Set down all of the data that follows word for word, without the images.

Rows from a dataset of charts and code:
______

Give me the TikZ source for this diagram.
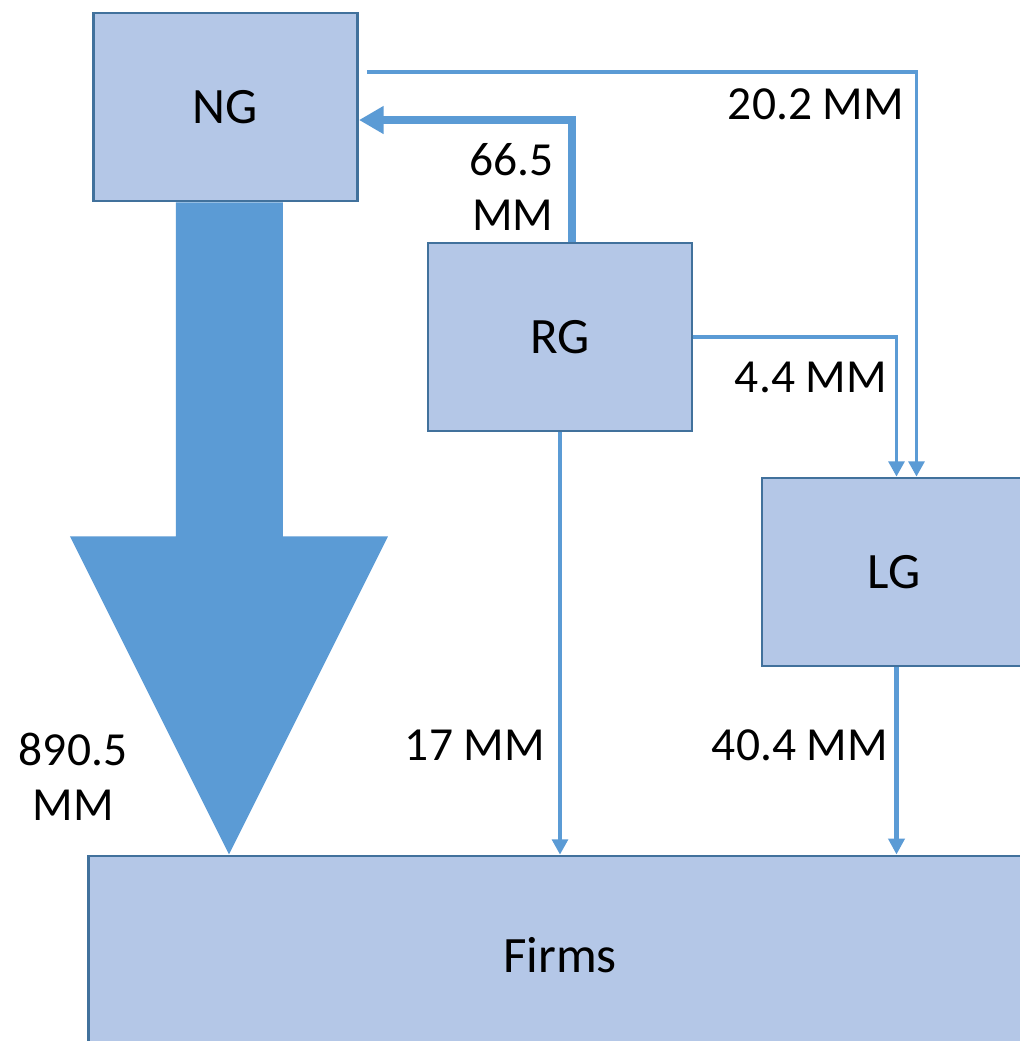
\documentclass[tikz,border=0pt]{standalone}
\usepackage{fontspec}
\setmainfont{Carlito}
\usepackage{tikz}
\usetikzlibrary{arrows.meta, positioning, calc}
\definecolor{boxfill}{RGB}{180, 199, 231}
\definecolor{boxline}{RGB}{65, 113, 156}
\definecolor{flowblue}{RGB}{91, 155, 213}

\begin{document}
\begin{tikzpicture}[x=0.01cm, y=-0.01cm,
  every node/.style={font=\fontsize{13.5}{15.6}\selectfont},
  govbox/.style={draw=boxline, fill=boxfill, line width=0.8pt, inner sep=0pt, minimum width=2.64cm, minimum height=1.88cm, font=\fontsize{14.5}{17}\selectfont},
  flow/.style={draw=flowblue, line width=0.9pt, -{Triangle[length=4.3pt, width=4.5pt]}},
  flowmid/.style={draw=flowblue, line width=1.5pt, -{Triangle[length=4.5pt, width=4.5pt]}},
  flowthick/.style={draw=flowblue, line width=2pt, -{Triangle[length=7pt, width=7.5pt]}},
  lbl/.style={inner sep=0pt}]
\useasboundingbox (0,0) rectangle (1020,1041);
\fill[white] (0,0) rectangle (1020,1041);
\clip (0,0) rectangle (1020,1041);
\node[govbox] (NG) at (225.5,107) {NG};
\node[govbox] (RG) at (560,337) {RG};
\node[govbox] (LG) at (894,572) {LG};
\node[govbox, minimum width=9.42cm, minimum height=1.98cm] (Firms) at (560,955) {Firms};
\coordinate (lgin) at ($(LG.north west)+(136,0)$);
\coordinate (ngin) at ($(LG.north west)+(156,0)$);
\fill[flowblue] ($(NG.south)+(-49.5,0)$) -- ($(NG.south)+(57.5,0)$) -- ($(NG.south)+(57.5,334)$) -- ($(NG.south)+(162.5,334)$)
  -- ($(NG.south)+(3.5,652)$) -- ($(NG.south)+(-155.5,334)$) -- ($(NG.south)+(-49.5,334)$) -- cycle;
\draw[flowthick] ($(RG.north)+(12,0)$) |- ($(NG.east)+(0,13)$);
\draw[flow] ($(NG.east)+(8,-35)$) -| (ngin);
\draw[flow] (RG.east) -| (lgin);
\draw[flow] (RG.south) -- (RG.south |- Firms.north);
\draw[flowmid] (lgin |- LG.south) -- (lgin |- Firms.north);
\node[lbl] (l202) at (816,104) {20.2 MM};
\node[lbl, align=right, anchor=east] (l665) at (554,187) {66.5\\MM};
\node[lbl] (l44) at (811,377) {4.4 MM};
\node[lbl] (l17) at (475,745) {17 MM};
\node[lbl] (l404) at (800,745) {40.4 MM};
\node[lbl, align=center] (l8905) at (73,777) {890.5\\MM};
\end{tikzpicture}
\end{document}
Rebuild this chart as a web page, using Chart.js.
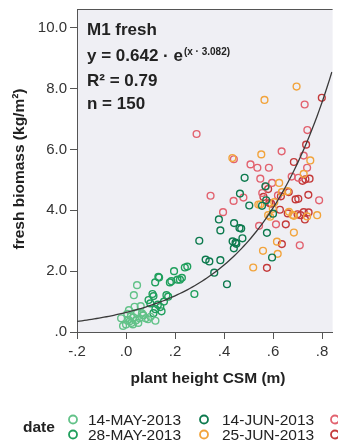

______

#### [Solution for this problem]
Give me the TikZ source for this diagram.
\documentclass[tikz,border=0pt]{standalone}
\usepackage{fontspec}
\setmainfont{Carlito}
\usepackage{tikz}
\usetikzlibrary{arrows.meta, positioning, calc}
\definecolor{boxfill}{RGB}{180, 199, 231}
\definecolor{boxline}{RGB}{65, 113, 156}
\definecolor{flowblue}{RGB}{91, 155, 213}

\begin{document}
\begin{tikzpicture}[x=0.01cm, y=-0.01cm,
  every node/.style={font=\fontsize{13.5}{15.6}\selectfont},
  govbox/.style={draw=boxline, fill=boxfill, line width=0.8pt, inner sep=0pt, minimum width=2.64cm, minimum height=1.88cm, font=\fontsize{14.5}{17}\selectfont},
  flow/.style={draw=flowblue, line width=0.9pt, -{Triangle[length=4.3pt, width=4.5pt]}},
  flowmid/.style={draw=flowblue, line width=1.5pt, -{Triangle[length=4.5pt, width=4.5pt]}},
  flowthick/.style={draw=flowblue, line width=2pt, -{Triangle[length=7pt, width=7.5pt]}},
  lbl/.style={inner sep=0pt}]
\useasboundingbox (0,0) rectangle (1020,1041);
\fill[white] (0,0) rectangle (1020,1041);
\clip (0,0) rectangle (1020,1041);
\node[govbox] (NG) at (225.5,107) {NG};
\node[govbox] (RG) at (560,337) {RG};
\node[govbox] (LG) at (894,572) {LG};
\node[govbox, minimum width=9.42cm, minimum height=1.98cm] (Firms) at (560,955) {Firms};
\coordinate (lgin) at ($(LG.north west)+(136,0)$);
\coordinate (ngin) at ($(LG.north west)+(156,0)$);
\fill[flowblue] ($(NG.south)+(-49.5,0)$) -- ($(NG.south)+(57.5,0)$) -- ($(NG.south)+(57.5,334)$) -- ($(NG.south)+(162.5,334)$)
  -- ($(NG.south)+(3.5,652)$) -- ($(NG.south)+(-155.5,334)$) -- ($(NG.south)+(-49.5,334)$) -- cycle;
\draw[flowthick] ($(RG.north)+(12,0)$) |- ($(NG.east)+(0,13)$);
\draw[flow] ($(NG.east)+(8,-35)$) -| (ngin);
\draw[flow] (RG.east) -| (lgin);
\draw[flow] (RG.south) -- (RG.south |- Firms.north);
\draw[flowmid] (lgin |- LG.south) -- (lgin |- Firms.north);
\node[lbl] (l202) at (816,104) {20.2 MM};
\node[lbl, align=right, anchor=east] (l665) at (554,187) {66.5\\MM};
\node[lbl] (l44) at (811,377) {4.4 MM};
\node[lbl] (l17) at (475,745) {17 MM};
\node[lbl] (l404) at (800,745) {40.4 MM};
\node[lbl, align=center] (l8905) at (73,777) {890.5\\MM};
\end{tikzpicture}
\end{document}
Rebuild this chart as a web page, using Chart.js.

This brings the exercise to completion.